If we increase the security parameter (number of iterations) for PBKDF2 the computational cost rises linearly for both the attacker and for the defender. This is unlike the security parameters we use elsewhere in cryptography, where we would like a small (linear or perhaps polynomial) increase in cost to the defender to create a large (exponential) increase for the attacker.
Let’s see how that works out with a concrete, if hypothetical, example. Suppose it is using 40,000 PBKDF2 iterations. Now suppose that you add a really randomly chosen digit to the end of your Master Password. Adding a single random digit will make an attacker do 10 times the amount of work that they would have to do to crack the original password. Adding two digits would make the attacker have to do 100 times the work of the original. Making a password just a little bit longer (with random stuff) makes the work required by the attacker increase exponentially. That is the kind of proportion of work that we like.
Now suppose 1Password uses 40,000 PBKDF2 iterations in deriving your Master Password. To get the same additional work as adding a single digit to your password, you would need to increase the number of PBKDF2 iterations to 400,000. And to get the equivalent of adding two digits, you would need to increase the number of iterations to 4,000,000. Once we have a goodly amount of PBKDF2 iterations, there isn’t that much gained by increasing it by an additional ten or twenty thousand. But there is much to be gained by even a small improvement in a Master Password.
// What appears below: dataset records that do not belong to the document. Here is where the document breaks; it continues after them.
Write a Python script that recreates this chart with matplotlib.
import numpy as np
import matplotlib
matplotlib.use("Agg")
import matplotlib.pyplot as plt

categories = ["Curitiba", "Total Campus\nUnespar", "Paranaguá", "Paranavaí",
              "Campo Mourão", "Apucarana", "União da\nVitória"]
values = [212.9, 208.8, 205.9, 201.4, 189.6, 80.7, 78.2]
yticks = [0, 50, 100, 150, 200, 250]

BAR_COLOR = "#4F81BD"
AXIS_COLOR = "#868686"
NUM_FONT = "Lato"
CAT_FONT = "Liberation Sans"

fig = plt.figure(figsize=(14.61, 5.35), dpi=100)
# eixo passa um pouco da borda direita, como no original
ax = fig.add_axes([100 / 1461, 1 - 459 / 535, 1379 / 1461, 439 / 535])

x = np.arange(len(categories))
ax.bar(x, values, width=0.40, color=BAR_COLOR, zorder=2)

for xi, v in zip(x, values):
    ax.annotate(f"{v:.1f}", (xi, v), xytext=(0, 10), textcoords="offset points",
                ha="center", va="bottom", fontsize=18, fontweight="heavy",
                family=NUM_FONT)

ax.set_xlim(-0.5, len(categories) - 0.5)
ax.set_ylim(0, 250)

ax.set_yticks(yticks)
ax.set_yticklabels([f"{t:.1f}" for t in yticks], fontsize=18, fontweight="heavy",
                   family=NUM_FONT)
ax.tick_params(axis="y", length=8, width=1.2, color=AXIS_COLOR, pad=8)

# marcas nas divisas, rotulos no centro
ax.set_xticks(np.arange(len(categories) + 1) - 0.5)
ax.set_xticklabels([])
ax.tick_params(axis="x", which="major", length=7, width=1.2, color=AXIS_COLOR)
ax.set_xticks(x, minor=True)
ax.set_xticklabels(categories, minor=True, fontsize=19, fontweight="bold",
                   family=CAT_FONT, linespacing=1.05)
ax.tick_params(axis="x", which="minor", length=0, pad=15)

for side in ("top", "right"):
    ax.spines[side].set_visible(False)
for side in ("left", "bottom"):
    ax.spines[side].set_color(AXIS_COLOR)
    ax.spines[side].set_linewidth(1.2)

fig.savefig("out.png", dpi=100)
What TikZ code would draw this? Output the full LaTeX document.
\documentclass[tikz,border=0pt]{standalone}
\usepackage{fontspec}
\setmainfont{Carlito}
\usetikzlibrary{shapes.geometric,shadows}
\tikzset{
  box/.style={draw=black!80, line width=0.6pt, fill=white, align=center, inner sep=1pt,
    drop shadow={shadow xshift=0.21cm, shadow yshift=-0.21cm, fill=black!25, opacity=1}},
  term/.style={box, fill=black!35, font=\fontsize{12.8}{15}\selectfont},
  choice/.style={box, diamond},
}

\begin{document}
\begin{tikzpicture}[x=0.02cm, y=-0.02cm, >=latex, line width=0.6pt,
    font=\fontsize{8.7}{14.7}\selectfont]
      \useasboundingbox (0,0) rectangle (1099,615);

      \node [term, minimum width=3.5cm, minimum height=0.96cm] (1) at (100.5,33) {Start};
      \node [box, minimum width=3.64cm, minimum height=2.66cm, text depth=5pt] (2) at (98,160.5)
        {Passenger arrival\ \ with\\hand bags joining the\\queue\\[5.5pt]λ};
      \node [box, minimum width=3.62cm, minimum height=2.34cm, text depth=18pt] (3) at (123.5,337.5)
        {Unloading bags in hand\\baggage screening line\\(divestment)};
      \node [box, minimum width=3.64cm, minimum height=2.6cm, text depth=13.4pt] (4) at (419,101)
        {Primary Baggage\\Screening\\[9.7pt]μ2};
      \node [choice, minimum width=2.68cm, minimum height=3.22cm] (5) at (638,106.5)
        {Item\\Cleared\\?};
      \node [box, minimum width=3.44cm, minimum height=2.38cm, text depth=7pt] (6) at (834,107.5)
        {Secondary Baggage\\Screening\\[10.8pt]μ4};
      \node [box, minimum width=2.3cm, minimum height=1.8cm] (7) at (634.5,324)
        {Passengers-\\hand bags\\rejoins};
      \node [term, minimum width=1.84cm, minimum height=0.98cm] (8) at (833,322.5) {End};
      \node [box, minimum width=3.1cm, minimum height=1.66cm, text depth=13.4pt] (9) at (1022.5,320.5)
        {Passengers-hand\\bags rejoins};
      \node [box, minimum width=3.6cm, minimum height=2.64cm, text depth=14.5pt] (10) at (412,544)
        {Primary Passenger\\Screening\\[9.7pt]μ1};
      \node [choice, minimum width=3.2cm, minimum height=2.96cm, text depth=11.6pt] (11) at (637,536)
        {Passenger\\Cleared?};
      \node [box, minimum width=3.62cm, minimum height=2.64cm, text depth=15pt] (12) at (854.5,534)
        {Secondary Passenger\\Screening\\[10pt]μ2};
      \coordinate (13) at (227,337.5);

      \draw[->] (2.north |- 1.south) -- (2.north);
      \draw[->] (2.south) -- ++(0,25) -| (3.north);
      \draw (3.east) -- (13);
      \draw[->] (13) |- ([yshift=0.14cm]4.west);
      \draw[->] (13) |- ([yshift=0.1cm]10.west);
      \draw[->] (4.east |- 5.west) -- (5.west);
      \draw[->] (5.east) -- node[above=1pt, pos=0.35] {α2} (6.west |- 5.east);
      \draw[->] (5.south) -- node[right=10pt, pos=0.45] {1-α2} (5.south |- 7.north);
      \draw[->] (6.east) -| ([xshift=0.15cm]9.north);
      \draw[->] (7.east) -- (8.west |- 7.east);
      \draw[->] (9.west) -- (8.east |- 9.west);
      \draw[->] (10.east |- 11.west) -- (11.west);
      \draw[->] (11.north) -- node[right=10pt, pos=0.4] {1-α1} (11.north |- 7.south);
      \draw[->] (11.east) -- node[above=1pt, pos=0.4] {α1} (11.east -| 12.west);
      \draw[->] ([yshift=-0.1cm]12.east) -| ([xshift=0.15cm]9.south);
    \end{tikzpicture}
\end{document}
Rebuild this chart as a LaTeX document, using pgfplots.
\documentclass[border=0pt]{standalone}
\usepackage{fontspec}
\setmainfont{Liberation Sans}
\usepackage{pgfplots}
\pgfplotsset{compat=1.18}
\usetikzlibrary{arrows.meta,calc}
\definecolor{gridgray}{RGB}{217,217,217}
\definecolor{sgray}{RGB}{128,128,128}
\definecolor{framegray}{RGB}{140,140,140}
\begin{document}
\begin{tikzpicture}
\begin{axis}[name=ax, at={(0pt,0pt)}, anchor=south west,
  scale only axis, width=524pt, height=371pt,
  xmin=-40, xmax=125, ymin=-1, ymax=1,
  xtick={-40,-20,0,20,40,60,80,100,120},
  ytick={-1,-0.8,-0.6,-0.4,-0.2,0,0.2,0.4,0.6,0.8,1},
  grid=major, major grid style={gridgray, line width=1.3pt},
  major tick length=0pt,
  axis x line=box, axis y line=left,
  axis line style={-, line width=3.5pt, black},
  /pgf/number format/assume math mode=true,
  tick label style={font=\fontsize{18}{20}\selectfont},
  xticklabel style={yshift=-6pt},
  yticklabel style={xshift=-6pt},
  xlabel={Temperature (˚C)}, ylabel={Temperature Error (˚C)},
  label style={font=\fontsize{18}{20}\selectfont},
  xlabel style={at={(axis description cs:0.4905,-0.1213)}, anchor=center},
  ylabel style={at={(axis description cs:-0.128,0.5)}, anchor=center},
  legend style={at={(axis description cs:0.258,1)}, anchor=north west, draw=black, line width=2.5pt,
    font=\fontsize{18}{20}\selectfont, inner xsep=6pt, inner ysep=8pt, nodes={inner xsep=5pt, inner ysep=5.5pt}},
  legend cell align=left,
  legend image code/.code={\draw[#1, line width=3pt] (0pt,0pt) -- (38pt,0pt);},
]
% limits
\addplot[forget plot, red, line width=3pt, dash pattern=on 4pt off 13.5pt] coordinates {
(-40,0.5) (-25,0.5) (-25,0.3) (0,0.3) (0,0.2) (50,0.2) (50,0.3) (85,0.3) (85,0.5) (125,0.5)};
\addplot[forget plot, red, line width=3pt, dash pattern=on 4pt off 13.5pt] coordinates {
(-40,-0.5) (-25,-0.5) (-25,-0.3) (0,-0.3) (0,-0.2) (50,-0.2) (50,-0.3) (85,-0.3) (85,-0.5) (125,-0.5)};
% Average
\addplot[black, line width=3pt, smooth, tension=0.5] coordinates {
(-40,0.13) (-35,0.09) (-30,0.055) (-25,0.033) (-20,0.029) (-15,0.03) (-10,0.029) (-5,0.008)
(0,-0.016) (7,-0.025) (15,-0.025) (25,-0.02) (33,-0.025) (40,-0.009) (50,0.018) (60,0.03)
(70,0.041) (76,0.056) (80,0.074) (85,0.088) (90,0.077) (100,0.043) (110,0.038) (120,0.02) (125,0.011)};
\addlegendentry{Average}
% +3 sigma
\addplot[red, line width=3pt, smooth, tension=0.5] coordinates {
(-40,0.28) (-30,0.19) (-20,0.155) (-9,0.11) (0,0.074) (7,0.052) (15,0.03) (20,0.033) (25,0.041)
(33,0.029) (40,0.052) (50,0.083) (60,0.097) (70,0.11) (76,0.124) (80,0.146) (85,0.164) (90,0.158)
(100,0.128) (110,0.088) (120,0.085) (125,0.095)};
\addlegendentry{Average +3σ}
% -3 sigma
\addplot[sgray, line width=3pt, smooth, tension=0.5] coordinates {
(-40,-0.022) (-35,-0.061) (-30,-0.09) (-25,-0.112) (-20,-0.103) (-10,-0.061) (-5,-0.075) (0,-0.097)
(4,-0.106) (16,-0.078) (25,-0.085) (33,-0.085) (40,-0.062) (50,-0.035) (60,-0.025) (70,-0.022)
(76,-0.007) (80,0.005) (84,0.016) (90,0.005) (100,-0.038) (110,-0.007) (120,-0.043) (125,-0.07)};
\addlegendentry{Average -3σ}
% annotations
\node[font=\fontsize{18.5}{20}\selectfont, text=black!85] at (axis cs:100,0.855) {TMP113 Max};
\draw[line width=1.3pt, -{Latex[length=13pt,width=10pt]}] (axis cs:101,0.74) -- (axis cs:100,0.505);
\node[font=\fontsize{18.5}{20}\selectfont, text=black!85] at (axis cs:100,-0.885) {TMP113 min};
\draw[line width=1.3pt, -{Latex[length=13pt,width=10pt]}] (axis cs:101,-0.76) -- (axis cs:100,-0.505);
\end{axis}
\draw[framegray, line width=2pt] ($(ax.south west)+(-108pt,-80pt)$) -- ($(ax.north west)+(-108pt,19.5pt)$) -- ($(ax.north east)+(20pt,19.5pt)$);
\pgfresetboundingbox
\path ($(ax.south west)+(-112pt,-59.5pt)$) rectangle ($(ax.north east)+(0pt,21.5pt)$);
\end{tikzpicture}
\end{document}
PBKDF2 is terrific, and it is an important part of the defense that 1Password offers if an attacker gets a hold of your encrypted data. But you must still pick a good Master Password because the security parameter is linear for both the defender and the attacker. Unless there is a breakthrough in the slow hashing competition, a strong Master Password will always be required in order to ensure your security can withstand the test of time.